Managing his freedom - this has been Garfia's great battlehorse, then and now, inside and outside of jail. Back when he enjoyed being "an eighties criminal," he did as he pleased: if he wanted a car, he 'took' a car; if he needed money, he robbed a bank; if he wanted to escape from jail, he planned it; if conditions in the can were bad, he led a mutiny...
"They never did manage to break me," he recalls with pride.
What repressive measures did not achieve, love did, no matter how stereotypical it may sound. The change inside that violent head, the 180-degree turn inside the mind of that cornered dog who bit people just in case, was caused by a love affair with a prison worker: a nurse who was the daughter of a Civil Guard officer. They spent 12 years together and were married in prison.
"I began to hold on to anything that came from the outside. I learned to love and to forgive," he says. He also studied art history as well as Spanish language and culture, and organized all sorts of workshops (carpentry, painting, theater, arts and crafts and even skating).
He also read every piece of printed matter that he could get his hands on, and wrote a short story and a book.
"I was obsessed with keeping my mind active," he says, the meal now over.
That was the beginning of his last escape, the longest and most patient one, for which he even devised a dynamic, a system, a method against adversity, a set of fixed rules to keep him on the road towards Juanjo and away from Garfia.
"Every time they transferred me to a new prison I had to start from scratch. As soon as I got there I asked for permission to attend whichever workshop they had, and tried to let the director take advantage of my cooperative attitude; I sought out the press and tried to trigger the photo op that would be good for all of us: the directors were interested in having people speak well of their management, and I wanted to create guarantees that would let me breathe inside the prison, so everyone came out a winner," he explains, rolling himself a cigarette.
And so the merciless criminal of the late 1980s - Garfia, the name that all the inmates screamed out from their cells when he was transferred to another prison - decided to use his "freedom" to create a different sort of prison brand for himself: that of the baddest reformed prisoner ever, of the recalcitrant inmate-turned-role model. And he worked on this image with the same persistence that he used to craft his former reputation.
The various steps of this last, elaborate flight from himself and from prison can be followed on the enormous murals he painted in all the penitentiaries he stopped at before getting released, and whose pictures he keeps in a heavy file on his computer.
In his transformation from Garfia into Juanjo, he did time in 37 separate jails. In some cells he had a printer, in others he lacked even a mattress until sundown.
"After that kind of mental and physical training, I believe there are few things that can ruffle me," he says.
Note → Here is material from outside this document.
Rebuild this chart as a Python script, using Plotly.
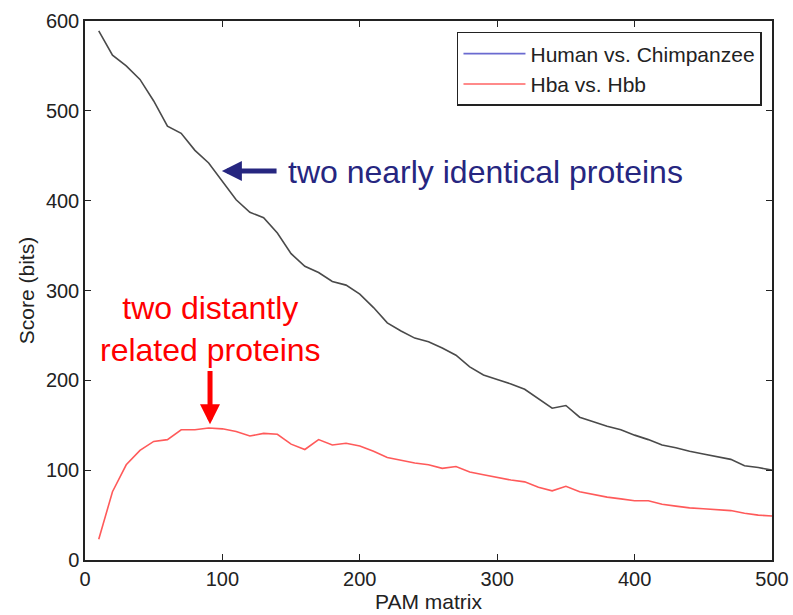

He remains slim and wiry, but his face bears the signs of thousands of days and nights between bars.
Now, Juanjo walks out of his house every morning, rucksack slung on his back, and makes his way to work. Not long ago, a local police officer who was in the area stopped him as he was headed for the subway and asked him for ID. When he also asked him whether he had a record, Juanjo smiled ironically and told him to call headquarters. Then, he says, the officer stared at his face and asked: "Are you THE Garfia?" Will you sign an autograph for me?"